Or more accurately, why do we like the Drive-By Truckers?
In the days following the US elections, I listen to the latest album by Alabama band Drive-By Truckers, entitled American Band. The album is a snapshot of the increasingly polarised US of the past year. Songs about race, riots, high school shootings and politics. It’s a call to arms that lost the band a great deal of their followers.
But this isn’t about American Band, its about how a group of seven lads on the Northern Irish border got into this band in a really, really big way.
It started in 2003 when one of my friends shoplifted Decoration Day from Virgin Megastores in Derry because he liked the cover. I guess I have Wes Freed’s incredible album artwork to thank for kickstarting me into this band. We were seven teenagers from about 14-18 and into art, literature and music. I’d say we were fairly atypical for kids that grew up in a small rural village. We sat around in the garage after band practice and listened to Decoration Day. I recall my first impressions as being a little kooky, a little heavy and a little country. The opening song, about incest in the deep south, begins a cappella until the rest of the band are introduced, building up to a glorious chord progression complete with pedal steel guitar and upright bass. The closest band I could think of at the time was the Eels.
Decoration Day went back in the CD collection and somewhere along the line someone got Souther Rock Opera and The Dirty South. It was at this time I got into the band in a serious way.
Decoration Day’s title track is a tale of deep-seated petty intergenerational family rivalry certainly strikes a chord. The narrator (Jason Isbell) has a decidedly removed delivery from the deeds and motives of his hated and ultimately understood father. Without trying to go too deep there are themes that resonate with the political system and religious rivalries Northern Ireland is infamous for. Of course, I didn’t realise this at the time.

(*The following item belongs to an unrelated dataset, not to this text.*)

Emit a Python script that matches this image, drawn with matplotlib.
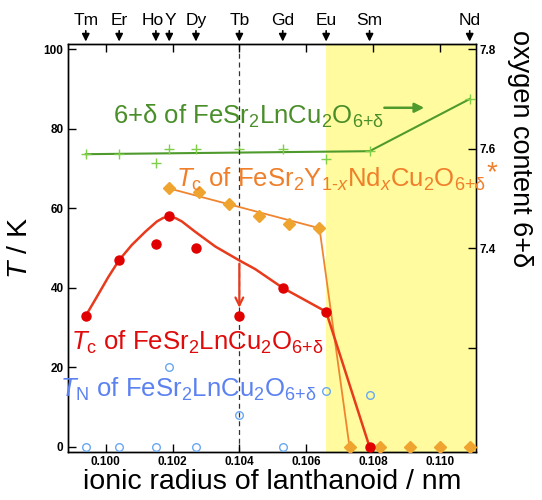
import matplotlib
matplotlib.use("Agg")
import matplotlib.pyplot as plt

plt.rcParams['font.family'] = ['Liberation Sans', 'DejaVu Sans']
plt.rcParams['mathtext.fontset'] = 'custom'
plt.rcParams['mathtext.rm'] = 'Liberation Sans'
plt.rcParams['mathtext.it'] = 'Liberation Sans:italic'
plt.rcParams['mathtext.bf'] = 'Liberation Sans:bold'

# lanthanoids and their ionic radii (nm)
elements = ["Tm", "Er", "Ho", "Y", "Dy", "Tb", "Gd", "Eu", "Sm", "Nd"]
radius = [0.0994, 0.1004, 0.1015, 0.1019, 0.1027, 0.1040, 0.1053, 0.1066, 0.1079, 0.1109]

# Tc of FeSr2LnCu2O6+d (no point for Nd)
tc_x = [0.0994, 0.1004, 0.1015, 0.1019, 0.1027, 0.1040, 0.1053, 0.1066, 0.1079]
tc = [33, 47, 51, 58, 50, 33, 40, 34, 0]
# guide curve for Tc
tc_curve_x = [0.0994, 0.09968, 0.10008, 0.1004, 0.10078, 0.10118, 0.10153, 0.10172, 0.10191,
              0.1021, 0.10228, 0.10268, 0.10328, 0.10398, 0.10448, 0.1053, 0.1066, 0.1079]
tc_curve = [33, 37, 42.8, 47, 50.8, 54.1, 56.7, 57.6, 57.9,
            57.5, 56.7, 54.1, 50.4, 47.0, 44.7, 40, 34, 0]

# TN of FeSr2LnCu2O6+d
tn_x = [0.0994, 0.1004, 0.1015, 0.1019, 0.1027, 0.1040, 0.1053, 0.1066, 0.1079]
tn = [0, 0, 0, 20, 0, 8, 0, 14, 13]

# Tc of FeSr2Y1-xNdxCu2O6+d
ynd_x = [0.1019, 0.1028, 0.1037, 0.1046, 0.1055, 0.1064, 0.1073, 0.1082, 0.1091, 0.1100, 0.1109]
ynd_tc = [65, 64, 61, 58, 56, 55, 0, 0, 0, 0, 0]
ynd_line_x = [0.1019, 0.1064, 0.1073]
ynd_line = [65, 55, 0]

# oxygen content 6+d (right axis)
ox = [7.589, 7.589, 7.571, 7.600, 7.600, 7.600, 7.600, 7.579, 7.596, 7.700]
ox_line_x = [0.0994, 0.1079, 0.1109]
ox_line = [7.589, 7.595, 7.700]

fig = plt.figure(figsize=(5.42, 5.0), dpi=100)
ax = fig.add_axes([0.125, 0.0966, 0.7527, 0.8148])
ax2 = ax.twinx()
ax.set_zorder(ax2.get_zorder() + 1)
ax.patch.set_visible(False)

xmin, xmax = 0.09886, 0.11108
tmin, tmax = -1.2, 101.26
ax.set_xlim(xmin, xmax)
ax.set_ylim(tmin, tmax)
ax2.set_ylim(7.0 + 0.008 * tmin, 7.0 + 0.008 * tmax)

# yellow region
ax2.axvspan(0.1066, xmax, color='#fffb9e', zorder=0, lw=0)

# vertical dashed line at Tb
ax.axvline(0.1040, color='#333333', lw=0.9, ls=(0, (4, 3)), zorder=1)

# oxygen content
ax2.plot(ox_line_x, ox_line, color='#4e9a2c', lw=1.5, zorder=2)
ax2.plot(radius, ox, ls='none', marker='+', ms=7, mew=1.0, color='#7fcf48', zorder=3)

# Y1-xNdx
ax.plot(ynd_line_x, ynd_line, color='#f08530', lw=1.3, zorder=2)
ax.plot(ynd_x, ynd_tc, ls='none', marker='D', ms=6, color='#f0a430', zorder=3)

# Tc
ax.plot(tc_curve_x, tc_curve, color='#e83a1c', lw=1.8, zorder=4)
ax.plot(tc_x, tc, ls='none', marker='o', ms=6.5, color='#e00000', zorder=5)

# TN
ax.plot(tn_x, tn, ls='none', marker='o', ms=5.5, mfc='none', mec='#6aa8f2', mew=1.0, zorder=5)

# red arrow at Tb
ax.annotate('', xy=(0.1040, 34.3), xytext=(0.1040, 46.8),
            arrowprops=dict(arrowstyle='->', color='#e83a1c', lw=1.6,
                            mutation_scale=14), zorder=6)

# green arrow pointing to right axis
ax.annotate('', xy=(0.10962, 85.3), xytext=(0.10826, 85.3),
            arrowprops=dict(arrowstyle='-|>', color='#4e9a2c', lw=1.8,
                            mutation_scale=14), zorder=6)

# labels of the series
fs = 18.5
ax.text(0.10021, 81.2, r'6+δ of FeSr$_\mathrm{2}$LnCu$_\mathrm{2}$O$_\text{6+δ}$',
        color='#4a8e2a', fontsize=fs, va='baseline', ha='left', zorder=7)
ax.text(0.10211, 65.3,
        r'$\mathit{T}_\mathrm{c}$ of FeSr$_\mathrm{2}$Y$_{\text{1-}\mathit{x}}$Nd$_\mathit{x}$Cu$_\mathrm{2}$O$_\text{6+δ}$',
        color='#ef7f2a', fontsize=fs, va='baseline', ha='left', zorder=7, clip_on=False)
ax.text(0.11140, 67.0, '*', color='#ef7f2a', fontsize=20, va='baseline', ha='left',
        zorder=7, clip_on=False)
ax.text(0.09897, 24.4, r'$\mathit{T}_\mathrm{c}$ of FeSr$_\mathrm{2}$LnCu$_\mathrm{2}$O$_\text{6+δ}$',
        color='#e00a0a', fontsize=fs, va='baseline', ha='left', zorder=7)
ax.text(0.09863, 12.5, r'$\mathit{T}_\mathrm{N}$ of FeSr$_\mathrm{2}$LnCu$_\mathrm{2}$O$_\text{6+δ}$',
        color='#5b82f0', fontsize=fs, va='baseline', ha='left', zorder=7, clip_on=False)

# element markers on top
for name, r in zip(elements, radius):
    ax.annotate('', xy=(r, 1.0), xytext=(r, 1.04),
                xycoords=('data', 'axes fraction'), textcoords=('data', 'axes fraction'),
                arrowprops=dict(arrowstyle='-|>', color='black', lw=1.2, mutation_scale=11),
                annotation_clip=False)
    if name == "Ho":
        lx, ha = 0.10175, 'right'
    elif name == "Y":
        lx, ha = 0.10175, 'left'
    else:
        lx, ha = r, 'center'
    ax.text(lx, 1.047, name, transform=ax.get_xaxis_transform(), ha=ha,
            va='baseline', fontsize=12.5)

# axes and ticks
xt = [0.100, 0.102, 0.104, 0.106, 0.108, 0.110]
ax.set_xticks(xt)
ax.set_xticklabels(['%.3f' % v for v in xt])
ax.set_yticks([0, 20, 40, 60, 80, 100])
ax2.set_yticks([7.0, 7.2, 7.4, 7.6, 7.8])
ax2.set_yticklabels(['', '', '7.4', '7.6', '7.8'])

ax.tick_params(axis='both', direction='in', length=6, width=1, top=True, right=False,
               labelsize=8.5, pad=3)
ax2.tick_params(axis='y', direction='in', length=6, width=1, labelsize=8.5, pad=3)
for lab in ax.get_xticklabels() + ax.get_yticklabels() + ax2.get_yticklabels():
    lab.set_fontweight('bold')

for sp in ax.spines.values():
    sp.set_linewidth(1.0)
for sp in ax2.spines.values():
    sp.set_linewidth(1.0)
ax2.spines['right'].set_color('#555555')

ax.set_xlabel('ionic radius of lanthanoid / nm', fontsize=20.5, labelpad=1)
ax.set_ylabel(r'$\mathit{T}$ / K', fontsize=20.5, labelpad=8)
fig.text(0.959, 0.94, 'oxygen content 6+δ', rotation=270, va='top', ha='center',
         fontsize=19.5)

fig.savefig('out.png', dpi=100)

Isbell doesn’t even divulge what motivated his father and instigated the historic rivalry, but focuses more on the short vignetted brutality and emotional dissonance caused. To us, the Catholic/Protestant divide was certainly visible but it didn’t matter as we were a mixed group of friends. I identified with the singer’s take on the story and his vitriol to the historic feuding in the song.
I’ve always said that the DBTs write songs that have dumb music and clever lyrics, and I don’t mean this in a bad way. In 2003 I was in a garage band trying to play songs by Neil Young, The Who, Black Sabbath and Led Zeppelin. We chugged along trying to land the musical acrobatics before dawning on the realisation that we could just chug along ourselves and it sounded pretty good. It was at this time I really got into primal fuzzy garage riffing typified by Ronnie and Neil from Souther Rock Opera. Again, a simple Sabbath/Young esque chordal descent creates the luscious audio carpet for a tale of southern racism via music, name dropping Wilson Pickett and Aretha Franklin, culminating in a battle cry tale of Ronnie Van Zant and Neil Young, complete with three guitar harmony. Wow!
Putting People on the Moon, from The Dirty South, could have been written about any town that experienced hardship. Our own village was famous in the Irish linen days, and many of our families worked in the local mill. The mill was shut down about the time of that album due to production going to Africa (and leading to the company folding). The feeling of angry acceptance captured in this song could be felt throughout the village for years.
It’s difficult to say why a random and still largely unknown oddball American band became the favourite band of a small group of teenagers from the rural Northern Ireland border. To this day, I’ve bought every album, spin off and DVD, and we’re all going to see them again in February.
Recently one of my friends said he was glad that, out of all the music we listened to as teenagers, this was the band that stuck. I’ve got to agree.